### PROBLEM STATEMENT
Below are records; work out how many of their lines hold the string "seaborn" and give that number alone.

---------- SUPPLIED DATA ----------

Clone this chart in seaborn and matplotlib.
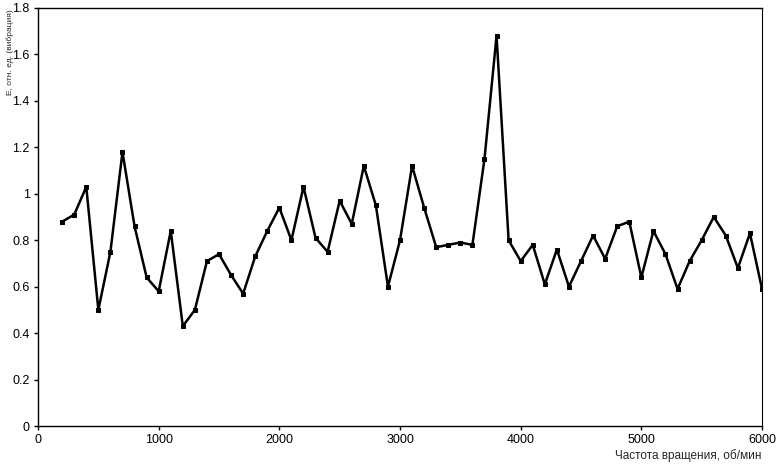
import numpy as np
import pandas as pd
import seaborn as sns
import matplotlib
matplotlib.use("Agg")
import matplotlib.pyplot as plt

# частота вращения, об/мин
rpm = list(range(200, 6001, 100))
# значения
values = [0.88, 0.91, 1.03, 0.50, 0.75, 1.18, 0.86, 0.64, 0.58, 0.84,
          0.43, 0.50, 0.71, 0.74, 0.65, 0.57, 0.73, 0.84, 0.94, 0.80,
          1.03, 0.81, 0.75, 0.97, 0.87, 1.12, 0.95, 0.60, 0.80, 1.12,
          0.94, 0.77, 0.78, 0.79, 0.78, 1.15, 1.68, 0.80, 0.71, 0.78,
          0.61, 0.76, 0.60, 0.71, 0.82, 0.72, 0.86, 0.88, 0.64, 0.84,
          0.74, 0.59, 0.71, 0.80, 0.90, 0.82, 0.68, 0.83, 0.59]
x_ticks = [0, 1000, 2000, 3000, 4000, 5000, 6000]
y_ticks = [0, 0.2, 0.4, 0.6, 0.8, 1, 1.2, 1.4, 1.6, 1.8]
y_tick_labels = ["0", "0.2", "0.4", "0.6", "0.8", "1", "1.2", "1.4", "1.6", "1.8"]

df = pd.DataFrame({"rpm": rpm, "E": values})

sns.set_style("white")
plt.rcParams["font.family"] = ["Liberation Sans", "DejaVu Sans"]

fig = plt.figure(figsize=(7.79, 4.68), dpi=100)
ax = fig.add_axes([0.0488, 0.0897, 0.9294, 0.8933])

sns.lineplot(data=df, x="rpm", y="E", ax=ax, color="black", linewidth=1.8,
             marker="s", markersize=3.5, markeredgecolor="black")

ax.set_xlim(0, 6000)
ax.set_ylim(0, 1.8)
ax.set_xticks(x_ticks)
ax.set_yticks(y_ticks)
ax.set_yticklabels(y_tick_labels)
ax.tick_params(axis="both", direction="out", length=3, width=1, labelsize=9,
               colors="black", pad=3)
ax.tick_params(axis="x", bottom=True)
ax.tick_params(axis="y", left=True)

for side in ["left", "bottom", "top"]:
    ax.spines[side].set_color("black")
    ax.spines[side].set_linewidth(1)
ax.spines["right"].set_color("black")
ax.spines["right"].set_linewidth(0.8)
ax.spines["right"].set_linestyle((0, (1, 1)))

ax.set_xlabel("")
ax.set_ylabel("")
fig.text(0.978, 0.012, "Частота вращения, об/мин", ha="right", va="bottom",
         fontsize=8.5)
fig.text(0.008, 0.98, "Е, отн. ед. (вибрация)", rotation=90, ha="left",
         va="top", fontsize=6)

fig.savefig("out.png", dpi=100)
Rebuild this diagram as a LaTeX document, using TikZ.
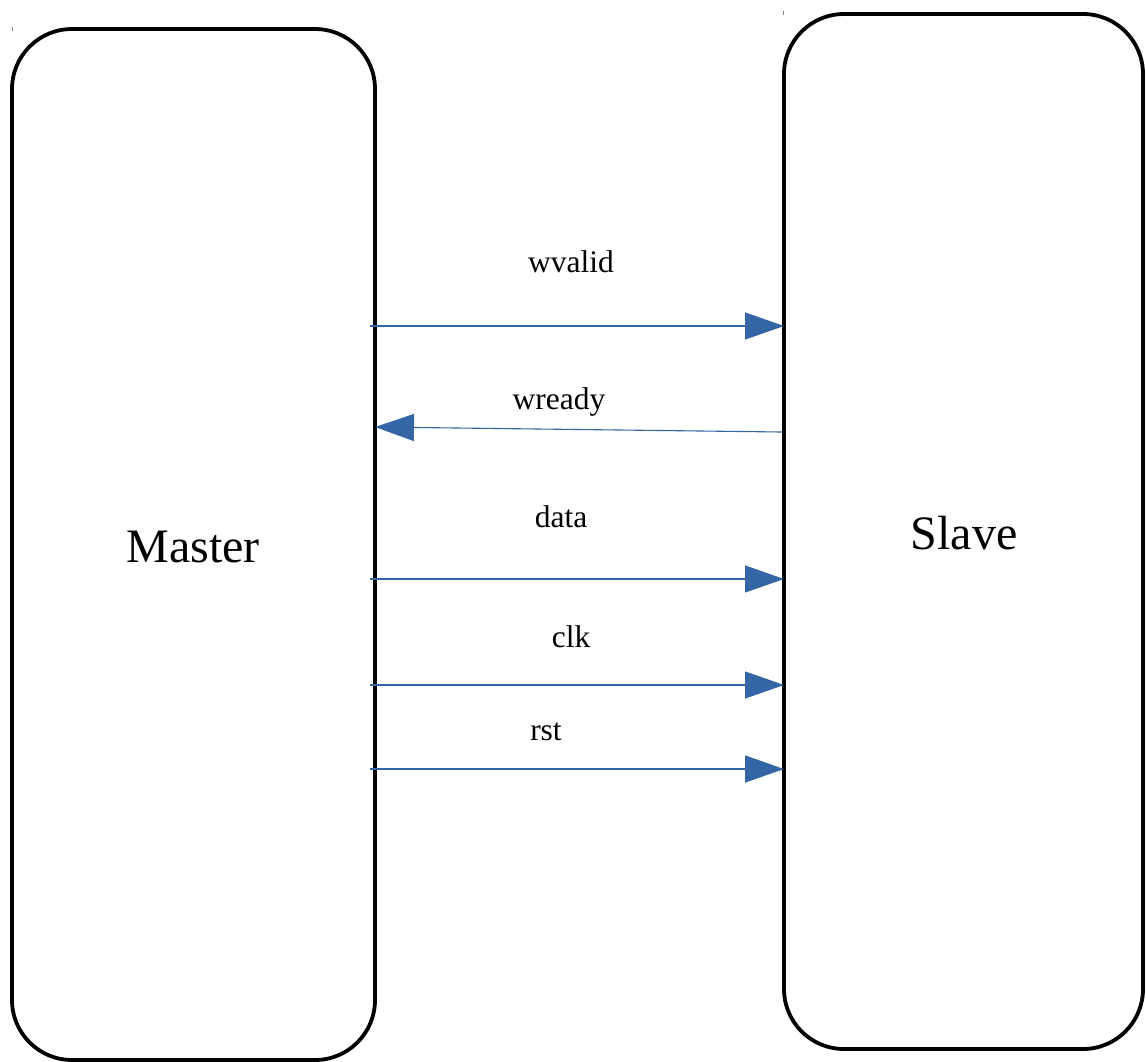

----------

### RIGHT ANSWER
2